MATERIAL
* start *

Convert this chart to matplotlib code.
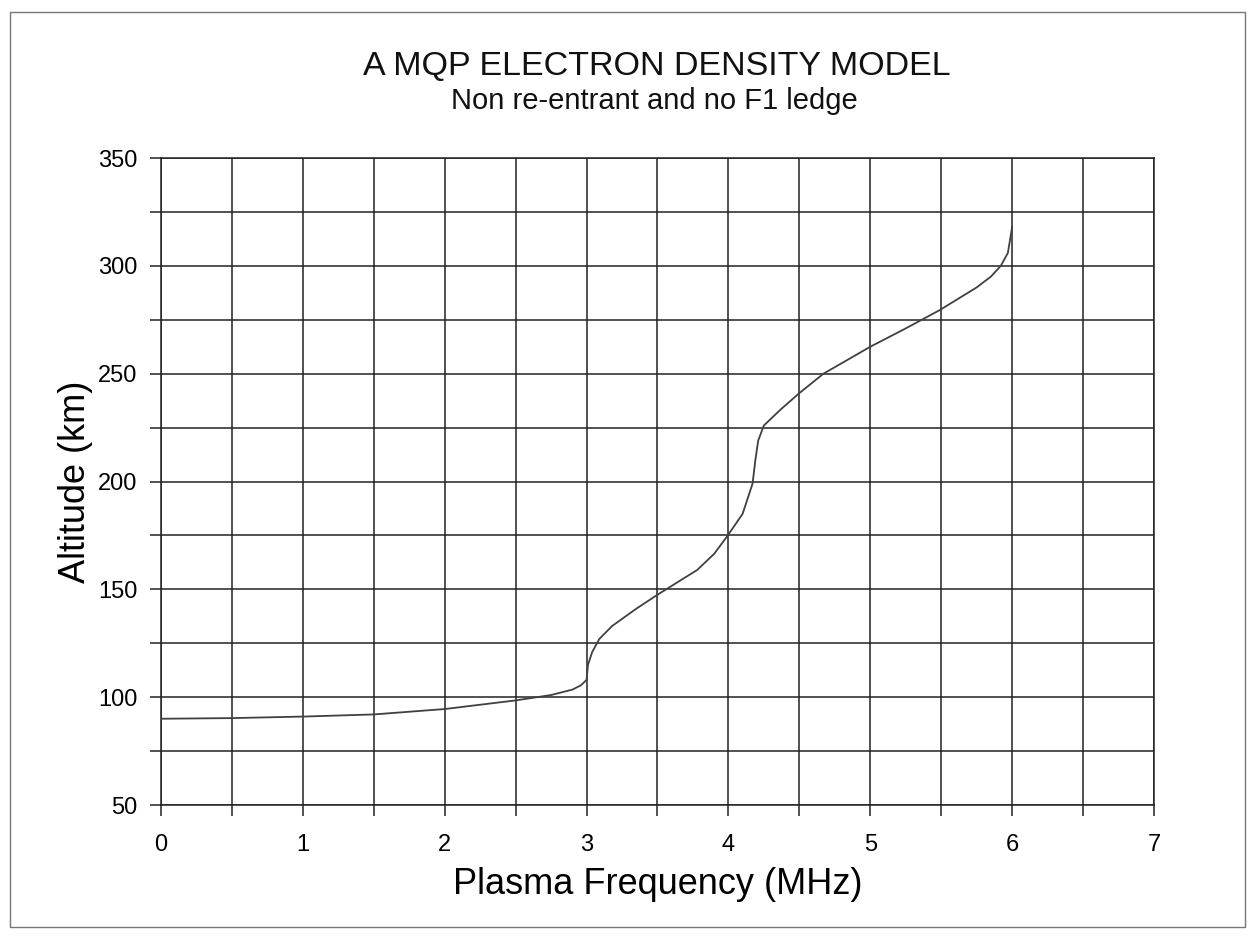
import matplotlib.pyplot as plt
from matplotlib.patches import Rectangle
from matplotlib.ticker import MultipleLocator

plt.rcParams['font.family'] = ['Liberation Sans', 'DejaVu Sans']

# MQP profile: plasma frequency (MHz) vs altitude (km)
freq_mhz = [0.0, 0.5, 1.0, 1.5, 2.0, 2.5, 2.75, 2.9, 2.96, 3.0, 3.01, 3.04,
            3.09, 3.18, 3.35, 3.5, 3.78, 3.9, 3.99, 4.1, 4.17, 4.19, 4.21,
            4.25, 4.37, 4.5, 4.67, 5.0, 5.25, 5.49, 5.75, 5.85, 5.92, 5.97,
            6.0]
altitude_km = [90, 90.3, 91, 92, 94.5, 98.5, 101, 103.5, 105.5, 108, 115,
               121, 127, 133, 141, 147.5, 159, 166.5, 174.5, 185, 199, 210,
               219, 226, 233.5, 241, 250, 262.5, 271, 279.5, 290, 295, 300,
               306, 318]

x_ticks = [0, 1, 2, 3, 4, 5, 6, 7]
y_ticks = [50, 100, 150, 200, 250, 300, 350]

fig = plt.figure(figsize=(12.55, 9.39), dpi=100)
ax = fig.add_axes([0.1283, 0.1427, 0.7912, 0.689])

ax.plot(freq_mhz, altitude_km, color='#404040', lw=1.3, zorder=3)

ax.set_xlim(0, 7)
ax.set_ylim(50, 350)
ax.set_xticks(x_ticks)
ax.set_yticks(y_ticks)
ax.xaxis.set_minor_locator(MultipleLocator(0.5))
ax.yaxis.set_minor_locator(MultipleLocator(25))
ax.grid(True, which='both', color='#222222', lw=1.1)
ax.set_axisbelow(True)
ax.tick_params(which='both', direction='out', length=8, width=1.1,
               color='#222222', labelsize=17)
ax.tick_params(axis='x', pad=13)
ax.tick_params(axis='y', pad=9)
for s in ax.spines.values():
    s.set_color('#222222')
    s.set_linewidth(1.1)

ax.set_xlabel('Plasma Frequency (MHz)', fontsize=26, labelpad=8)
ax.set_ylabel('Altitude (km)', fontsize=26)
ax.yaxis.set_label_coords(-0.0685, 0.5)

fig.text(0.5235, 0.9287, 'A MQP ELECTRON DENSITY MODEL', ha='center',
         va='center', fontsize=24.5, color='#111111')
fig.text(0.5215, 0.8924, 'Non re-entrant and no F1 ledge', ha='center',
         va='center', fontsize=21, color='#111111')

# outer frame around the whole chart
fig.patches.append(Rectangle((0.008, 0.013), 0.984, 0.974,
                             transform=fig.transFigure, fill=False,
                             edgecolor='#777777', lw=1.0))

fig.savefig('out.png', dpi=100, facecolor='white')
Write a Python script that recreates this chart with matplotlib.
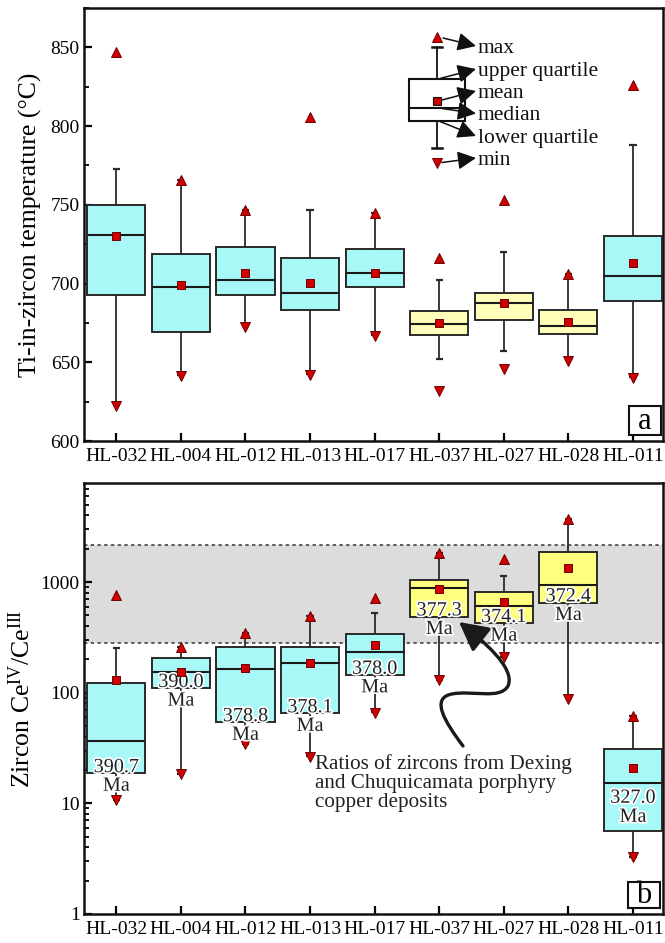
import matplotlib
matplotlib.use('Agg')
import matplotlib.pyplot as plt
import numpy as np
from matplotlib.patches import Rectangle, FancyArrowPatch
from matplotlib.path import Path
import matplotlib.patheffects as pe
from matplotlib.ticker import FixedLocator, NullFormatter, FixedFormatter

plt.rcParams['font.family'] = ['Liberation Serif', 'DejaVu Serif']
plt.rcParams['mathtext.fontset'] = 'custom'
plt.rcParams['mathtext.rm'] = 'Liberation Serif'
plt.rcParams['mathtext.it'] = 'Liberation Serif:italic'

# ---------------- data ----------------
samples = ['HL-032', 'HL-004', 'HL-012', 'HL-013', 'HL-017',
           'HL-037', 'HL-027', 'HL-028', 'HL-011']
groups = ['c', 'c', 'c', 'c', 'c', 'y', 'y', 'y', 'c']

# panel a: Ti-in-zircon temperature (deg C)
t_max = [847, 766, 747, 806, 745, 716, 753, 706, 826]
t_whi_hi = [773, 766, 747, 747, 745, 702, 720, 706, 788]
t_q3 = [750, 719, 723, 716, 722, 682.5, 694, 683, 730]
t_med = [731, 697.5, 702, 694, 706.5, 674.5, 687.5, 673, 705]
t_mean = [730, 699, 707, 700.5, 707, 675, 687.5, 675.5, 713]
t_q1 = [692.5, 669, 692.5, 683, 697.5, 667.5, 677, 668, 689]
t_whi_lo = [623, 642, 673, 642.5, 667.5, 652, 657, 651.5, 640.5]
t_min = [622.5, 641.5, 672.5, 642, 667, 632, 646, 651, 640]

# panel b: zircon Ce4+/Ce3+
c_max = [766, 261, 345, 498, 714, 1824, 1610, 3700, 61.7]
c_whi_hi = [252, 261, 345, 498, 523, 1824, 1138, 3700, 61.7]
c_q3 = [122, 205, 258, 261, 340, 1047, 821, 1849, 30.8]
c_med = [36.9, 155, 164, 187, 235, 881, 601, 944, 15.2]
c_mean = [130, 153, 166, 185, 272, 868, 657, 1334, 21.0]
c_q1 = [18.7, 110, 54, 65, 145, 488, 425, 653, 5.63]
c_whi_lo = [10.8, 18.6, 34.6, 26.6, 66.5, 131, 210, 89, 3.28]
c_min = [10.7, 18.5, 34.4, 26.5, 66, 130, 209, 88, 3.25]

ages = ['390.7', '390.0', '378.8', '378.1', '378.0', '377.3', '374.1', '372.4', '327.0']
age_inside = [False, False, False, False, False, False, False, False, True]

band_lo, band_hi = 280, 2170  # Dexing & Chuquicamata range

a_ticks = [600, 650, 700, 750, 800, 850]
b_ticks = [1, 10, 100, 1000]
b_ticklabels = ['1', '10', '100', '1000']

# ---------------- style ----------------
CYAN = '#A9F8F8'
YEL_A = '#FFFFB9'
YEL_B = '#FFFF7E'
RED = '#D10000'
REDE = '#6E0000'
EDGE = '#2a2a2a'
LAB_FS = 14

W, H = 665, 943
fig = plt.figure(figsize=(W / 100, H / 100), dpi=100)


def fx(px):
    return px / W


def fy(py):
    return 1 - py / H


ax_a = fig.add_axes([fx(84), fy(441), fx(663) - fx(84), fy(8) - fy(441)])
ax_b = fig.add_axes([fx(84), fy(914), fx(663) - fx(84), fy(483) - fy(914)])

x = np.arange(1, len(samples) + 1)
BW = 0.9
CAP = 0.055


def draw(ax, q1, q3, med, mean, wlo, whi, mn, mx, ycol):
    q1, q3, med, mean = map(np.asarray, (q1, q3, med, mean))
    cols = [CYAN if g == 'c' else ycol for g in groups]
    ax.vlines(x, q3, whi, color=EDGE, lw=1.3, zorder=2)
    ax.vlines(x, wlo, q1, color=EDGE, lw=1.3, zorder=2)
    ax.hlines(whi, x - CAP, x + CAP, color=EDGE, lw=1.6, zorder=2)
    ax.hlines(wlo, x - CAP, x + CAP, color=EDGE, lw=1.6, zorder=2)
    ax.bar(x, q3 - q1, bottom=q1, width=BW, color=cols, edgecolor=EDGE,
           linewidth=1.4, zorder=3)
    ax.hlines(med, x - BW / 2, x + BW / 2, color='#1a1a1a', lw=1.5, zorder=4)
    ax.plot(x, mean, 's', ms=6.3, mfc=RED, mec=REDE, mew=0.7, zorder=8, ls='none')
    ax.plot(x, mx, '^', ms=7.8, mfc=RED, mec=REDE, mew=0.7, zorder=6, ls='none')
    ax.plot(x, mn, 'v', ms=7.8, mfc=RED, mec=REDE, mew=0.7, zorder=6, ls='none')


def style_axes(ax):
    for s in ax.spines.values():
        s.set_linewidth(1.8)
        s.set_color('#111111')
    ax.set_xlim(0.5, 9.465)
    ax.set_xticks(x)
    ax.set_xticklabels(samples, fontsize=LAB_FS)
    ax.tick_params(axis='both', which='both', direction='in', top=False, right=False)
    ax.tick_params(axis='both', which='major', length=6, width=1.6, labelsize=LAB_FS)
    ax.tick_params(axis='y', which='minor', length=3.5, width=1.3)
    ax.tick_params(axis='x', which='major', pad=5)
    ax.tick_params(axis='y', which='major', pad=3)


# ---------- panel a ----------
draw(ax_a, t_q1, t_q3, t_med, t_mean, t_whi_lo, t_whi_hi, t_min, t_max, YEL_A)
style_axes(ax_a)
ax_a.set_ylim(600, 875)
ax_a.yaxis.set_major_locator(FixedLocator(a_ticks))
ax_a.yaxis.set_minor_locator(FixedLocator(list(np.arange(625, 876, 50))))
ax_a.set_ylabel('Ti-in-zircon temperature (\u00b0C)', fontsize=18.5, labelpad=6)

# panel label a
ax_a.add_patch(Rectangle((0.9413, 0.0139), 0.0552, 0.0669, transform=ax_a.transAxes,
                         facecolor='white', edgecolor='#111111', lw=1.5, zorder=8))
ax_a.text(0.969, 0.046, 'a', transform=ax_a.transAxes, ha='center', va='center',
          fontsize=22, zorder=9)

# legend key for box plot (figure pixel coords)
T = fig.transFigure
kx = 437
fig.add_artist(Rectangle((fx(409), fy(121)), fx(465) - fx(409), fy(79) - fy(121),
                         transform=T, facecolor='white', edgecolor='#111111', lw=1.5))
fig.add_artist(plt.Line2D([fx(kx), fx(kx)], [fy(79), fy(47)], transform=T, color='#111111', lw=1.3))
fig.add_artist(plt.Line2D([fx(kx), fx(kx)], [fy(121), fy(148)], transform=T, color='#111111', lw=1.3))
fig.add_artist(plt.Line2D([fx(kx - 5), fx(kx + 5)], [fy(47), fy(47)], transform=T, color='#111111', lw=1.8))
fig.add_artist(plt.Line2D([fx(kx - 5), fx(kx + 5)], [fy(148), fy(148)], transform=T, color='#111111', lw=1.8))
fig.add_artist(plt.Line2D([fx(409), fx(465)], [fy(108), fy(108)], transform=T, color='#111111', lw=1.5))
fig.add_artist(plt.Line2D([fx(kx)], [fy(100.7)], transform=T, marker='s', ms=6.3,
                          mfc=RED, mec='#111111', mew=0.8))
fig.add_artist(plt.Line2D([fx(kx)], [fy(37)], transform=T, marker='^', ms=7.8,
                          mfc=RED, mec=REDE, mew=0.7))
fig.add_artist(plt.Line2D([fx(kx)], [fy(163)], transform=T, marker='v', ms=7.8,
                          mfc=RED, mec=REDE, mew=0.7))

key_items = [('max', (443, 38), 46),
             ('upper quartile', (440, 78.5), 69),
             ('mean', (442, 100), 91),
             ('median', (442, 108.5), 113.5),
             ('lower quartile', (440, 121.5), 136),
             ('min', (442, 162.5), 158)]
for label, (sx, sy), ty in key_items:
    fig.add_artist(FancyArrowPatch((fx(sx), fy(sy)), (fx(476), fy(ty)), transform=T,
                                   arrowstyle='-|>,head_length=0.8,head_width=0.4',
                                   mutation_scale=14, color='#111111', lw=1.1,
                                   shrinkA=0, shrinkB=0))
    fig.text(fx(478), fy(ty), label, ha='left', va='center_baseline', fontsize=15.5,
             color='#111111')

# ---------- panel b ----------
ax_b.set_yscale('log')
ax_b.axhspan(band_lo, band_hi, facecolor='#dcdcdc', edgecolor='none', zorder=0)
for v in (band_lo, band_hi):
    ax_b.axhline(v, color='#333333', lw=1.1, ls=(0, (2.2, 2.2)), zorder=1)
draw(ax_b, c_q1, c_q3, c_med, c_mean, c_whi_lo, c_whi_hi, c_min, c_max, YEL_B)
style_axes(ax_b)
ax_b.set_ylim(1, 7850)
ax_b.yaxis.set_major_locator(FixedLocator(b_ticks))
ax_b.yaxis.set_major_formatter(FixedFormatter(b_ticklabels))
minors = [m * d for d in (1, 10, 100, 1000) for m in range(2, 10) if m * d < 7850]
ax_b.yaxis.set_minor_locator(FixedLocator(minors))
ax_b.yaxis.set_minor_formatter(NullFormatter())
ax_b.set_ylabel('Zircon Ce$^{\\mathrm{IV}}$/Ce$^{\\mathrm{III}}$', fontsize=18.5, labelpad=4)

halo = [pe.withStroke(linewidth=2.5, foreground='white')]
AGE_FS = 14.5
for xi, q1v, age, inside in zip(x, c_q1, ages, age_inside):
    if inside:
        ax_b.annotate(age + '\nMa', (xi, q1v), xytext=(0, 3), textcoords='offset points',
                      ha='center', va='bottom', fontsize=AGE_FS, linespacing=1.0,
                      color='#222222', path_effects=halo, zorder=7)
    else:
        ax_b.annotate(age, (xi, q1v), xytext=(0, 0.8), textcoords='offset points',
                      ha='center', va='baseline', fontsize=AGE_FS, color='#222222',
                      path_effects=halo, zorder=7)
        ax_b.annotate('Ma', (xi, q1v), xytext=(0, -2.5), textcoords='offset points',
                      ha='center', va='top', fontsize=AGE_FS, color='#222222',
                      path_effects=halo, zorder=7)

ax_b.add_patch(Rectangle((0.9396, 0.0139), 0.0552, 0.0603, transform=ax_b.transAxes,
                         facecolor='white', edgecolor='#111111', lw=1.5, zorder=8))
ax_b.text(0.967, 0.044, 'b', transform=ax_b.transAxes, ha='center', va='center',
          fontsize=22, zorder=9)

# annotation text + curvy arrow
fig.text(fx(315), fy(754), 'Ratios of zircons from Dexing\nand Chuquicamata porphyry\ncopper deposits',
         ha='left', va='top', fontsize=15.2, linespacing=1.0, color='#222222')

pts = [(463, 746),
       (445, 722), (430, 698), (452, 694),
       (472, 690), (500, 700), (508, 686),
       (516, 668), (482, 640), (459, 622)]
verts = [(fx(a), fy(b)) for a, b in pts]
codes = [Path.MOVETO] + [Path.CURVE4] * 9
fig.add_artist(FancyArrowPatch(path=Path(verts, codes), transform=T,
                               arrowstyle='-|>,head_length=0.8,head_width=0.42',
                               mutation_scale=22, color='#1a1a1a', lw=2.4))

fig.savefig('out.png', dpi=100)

* end *

OBJECTIVE
Everything from the top line of the data down to and including the line with "plt.rcParams['font.family'] = ['Liberation Sans', 'DejaVu" is to be copied, except the pictures.

EXERCISE SOLUTION
Convert this chart to matplotlib code.
import matplotlib.pyplot as plt
from matplotlib.patches import Rectangle
from matplotlib.ticker import MultipleLocator

plt.rcParams['font.family'] = ['Liberation Sans', 'DejaVu Sans']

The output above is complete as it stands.